I forgot to mention the drive-ins,, both the movie type and the hamburger places,, with car hops wearing short skirts and on roller-skates,,
Got my first "car" in 1958, It was a 1939 Chevy pickup. Went to the drive-in with the back full of guys on $1 night,,, the local drive in changed the policy and specified it had to be a car,, no pick-ups full.
We would back into the space, drop the tailgate, and watched the show. Of course a lot of the guys spent more time walking around looking for "chicks." (no disrespect intended to the ladies for using that term)

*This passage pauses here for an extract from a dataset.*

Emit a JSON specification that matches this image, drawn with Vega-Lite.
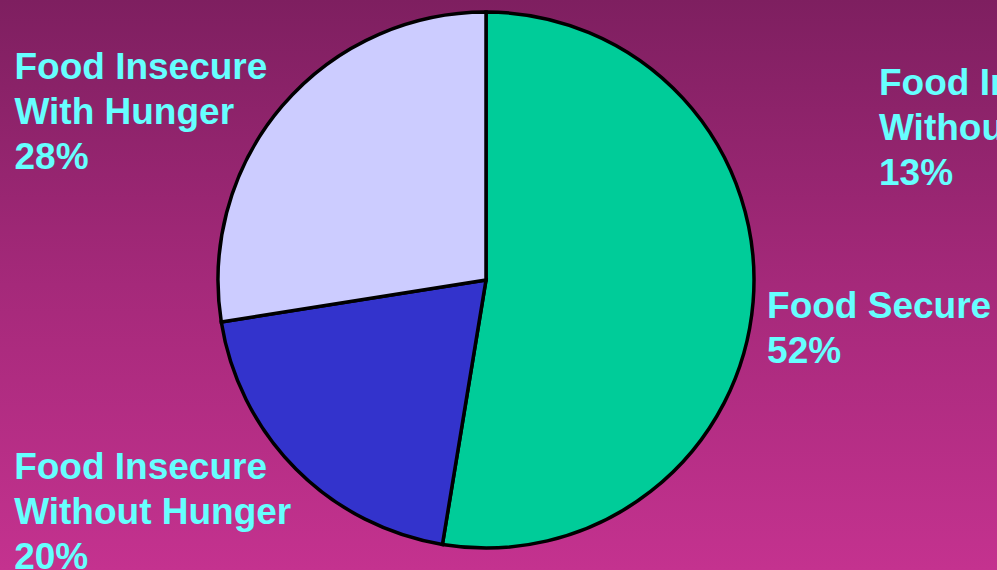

With one exception, the only drive-in cafes in Austin were local ones. The Pig Stand was the only chain, & it came out of San Antonio. None of ours had short-skirt carhops on roller skates. The first 'chain' in Austin was KFC. A hamburger joint called '2J's' picked up on the franchise when the old man was still selling it out of his car. We finally got a McDonald's in the early '60s, when the sign said 'Over 4 Million Sold.' Now, of course, there are plastic ticky-tacky joints all over the town. The best burger in Austin, tho, is at an independent place called Martin's Kum-Back, better known as 'Dirty Martin's' or just 'Dirty's.' The only place I've ever gotten a burger as good as the ones at Dirty's was Little Hipp's in San Antonio, which is now out of business because Layne Hipp died. The best burger in Seguin is at PJ's on the square, across from the courthouse. The best burgers in San Antonio are at the Jim's restaurants. The Jim's mushroom-swiss burger is over the top. They also have the best onion rings you'll find anywhere.